Buna göre, imam nikâhı kavramı kanunlarımız çerçevesinde herhangi bir biçimde düzenlenmiş olmadığından; imam nikâhlı eşin sahip olduğu manevi tazminat hakkına dair de hukukumuzda açık bir hüküm bulunmayıp, bu hakkın varlığı sonucuna, Yargıtay’ın bu yöndeki içtihadı vasıtasıyla ulaşılmaktadır. Ancak her ne kadar aşağıdaki örnekler, imam nikahlı eşin manevi tazminat isteminin varlığını destekler nitelikte olsa da belirtmek gerekir ki, bu konudaki Yargıtay içtihatları değişiklik göstermekte ve son derece tartışmalı olabilmektedir.
Yargıtay 4. Hukuk Dairesi, 2001/4849 Esas, 2001/8843 Karar sayı ve 01.10.2001 tarihli kararı çerçevesinde, imam nikâhlı eşin resmi nikâh yapmaya yanaşmaması halinin davacı eşin “sosyal kişilik değerlerine” bir saldırı teşkil etmekte olduğuna ve dolayısıyla söz konusu durumun bir manevi tazminat istemine zemin oluşturabileceğine karar vermekle, imam nikâhlı eşin manevi tazminat hakkının varlığını içtihat etmiş bulunmaktadır.

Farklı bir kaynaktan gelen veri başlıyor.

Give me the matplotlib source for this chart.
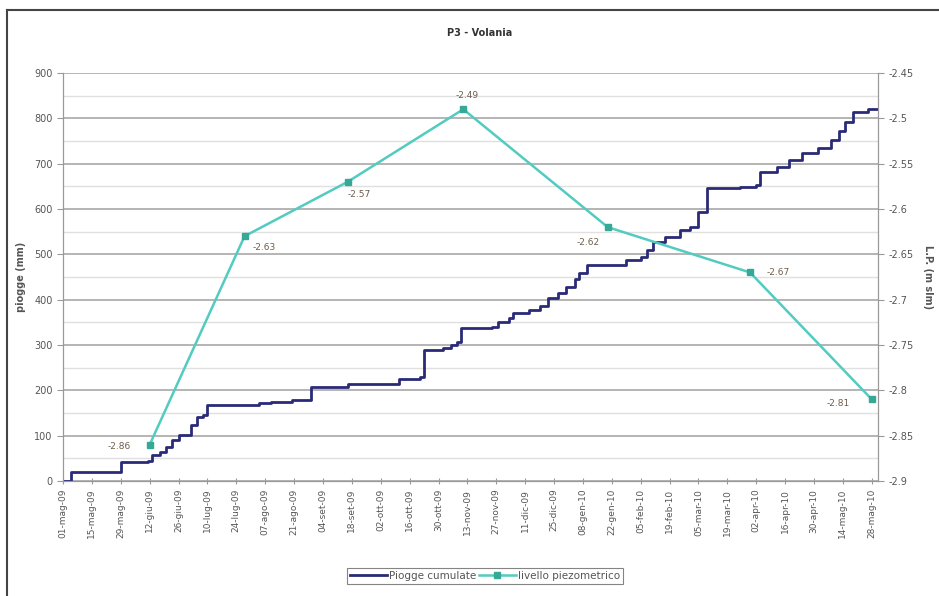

Yine, Yargıtay 4. Hukuk Dairesi, 2015/6000 Esas, 2016/5100 Karar sayı ve 14.04.2016 tarihli kararında da, davacının, davalı tarafından evlenme vaadi ile kandırıldığı ve bunun etkisi altında gerek fiziksel gerek ruhsal anlamda zarara uğratıldığı, bundan elem ve üzüntü duyduğunun kabul edilmesi ve davacının hukuka aykırı olan eyleminden dolayı bozulan manevi dengesinin eski hale dönüşmesi, duygusal olarak tatmin edilmesi, zarar verenin de bir daha böyle bir eylemde bulunmaktan alıkonulması amacıyla uygun bir manevi tazminata hükmedilmesi gerektiği yönünde karar verilmiştir.
Böylelikle, bir kişinin ileride resmi nikah kıyılacağı vaadiyle dini nikaha ikna edilmesi ancak vaat edilen resmi nikahın kıyılmaması halinde, imam nikahlı eşin manevi olarak zarar gördüğü kabul edilmektedir.
Ayrıca Yargıtay Hukuk Genel Kurulu, vermiş bulunduğu 1997/4-690 Esas, 1997/893 Karar sayılı ve 05.11.1997 tarihli kararda Yargıtay 4. Hukuk Dairesi’nce bir başka dosyada verilmiş bulunan ve imam nikahlı eşe manevi tazminat hakkı tanınamayacağını öngören kararı bozmuş ve bu hakkın davacı tarafa sağlanması gerektiği yönünde hüküm kurmuştur.
Görüldüğü üzere, her ne kadar imam nikahlı eşin manevi tazminat istemi konusu hukukumuzda da son derece tartışmalı bir halde bulunuyor ve Yargıtay’ın konuyla ilgili içtihadı çelişkiler gösteriyor olsa da; yukarıda zikredilmiş bulunan içtihat örnekleri çerçevesinde böyle bir hakkın hukukumuzda imam nikahlı eşe tanınmakta olduğundan bahsetmenin mümkün olduğu kanısına varmak gerekmektedir.